|Institution:||University of Otago|
|Keywords:||Quaker Peacebuilding; New Zealand; Australia; Peacebuilding Approaches; Reconciliation; Pacific Peacebuilding; Religious Peacebuilding|
|Full text PDF:||http://hdl.handle.net/10523/4762|
The Religious Society of Friends (Quakers), have a long history of involvement as unofficial third party conciliators in world conflicts. Speaking truth to power, they walk the delicate line between advocating for the disempowered whilst building relationships with the adversary. Considerable scholarly ambivalence exists regarding religion’s dual agency in contributing both to violence and to peace. While a large number of studies on religion and violent conflict have been undertaken and the realities of religious extremism are well recognized, the good done by faith-based actors is not so well researched.
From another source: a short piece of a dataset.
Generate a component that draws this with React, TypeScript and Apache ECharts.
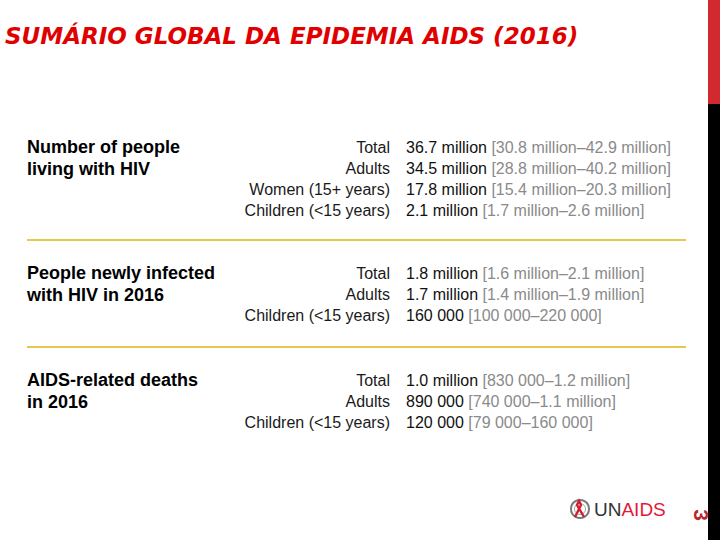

This study responds to the call for empirical in-depth evaluation of religious peacebuilding practice. It explores peacebuilding approaches in two Quaker reconciliation initiatives in the Pacific region from a sustainable Peace Studies perspective. Eight in-depth 70 minute interviews with four interviewees (two from Australia and two from Aotearoa New Zealand) were conducted and 22 Yearly Meeting Epistles were also examined. This data was analysed by using a responsive interviewing formal coding model and a grounded theory model. Resulting themes were then examined from Lederach’s transformational perspective of conflict, which argues that constructive change must occur across four dimensions—personal, relational, structural and cultural—for peace to be sustainable. The over-arching theme that emerged from this study on Quaker peacebuilding was a transformative approach to peacebuilding that fitted strongly with the sustainable peacebuilding literature. In contrast to the traditional western-centric peacebuilding paradigm, the four Quakers’ approaches to peacebuilding put social reconstruction to the fore, embracing universal humanitarian ideals. These findings illustrate the peacebuilding processes of a lesser-known non-proselytizing religious movement—the Quakers—whose tradition is rooted in personal, social and political transformation. This study contributes to the mounting body of evidence that religious actors, given certain constraints, have potential to contribute towards the constructive and peaceful resolution of conflict.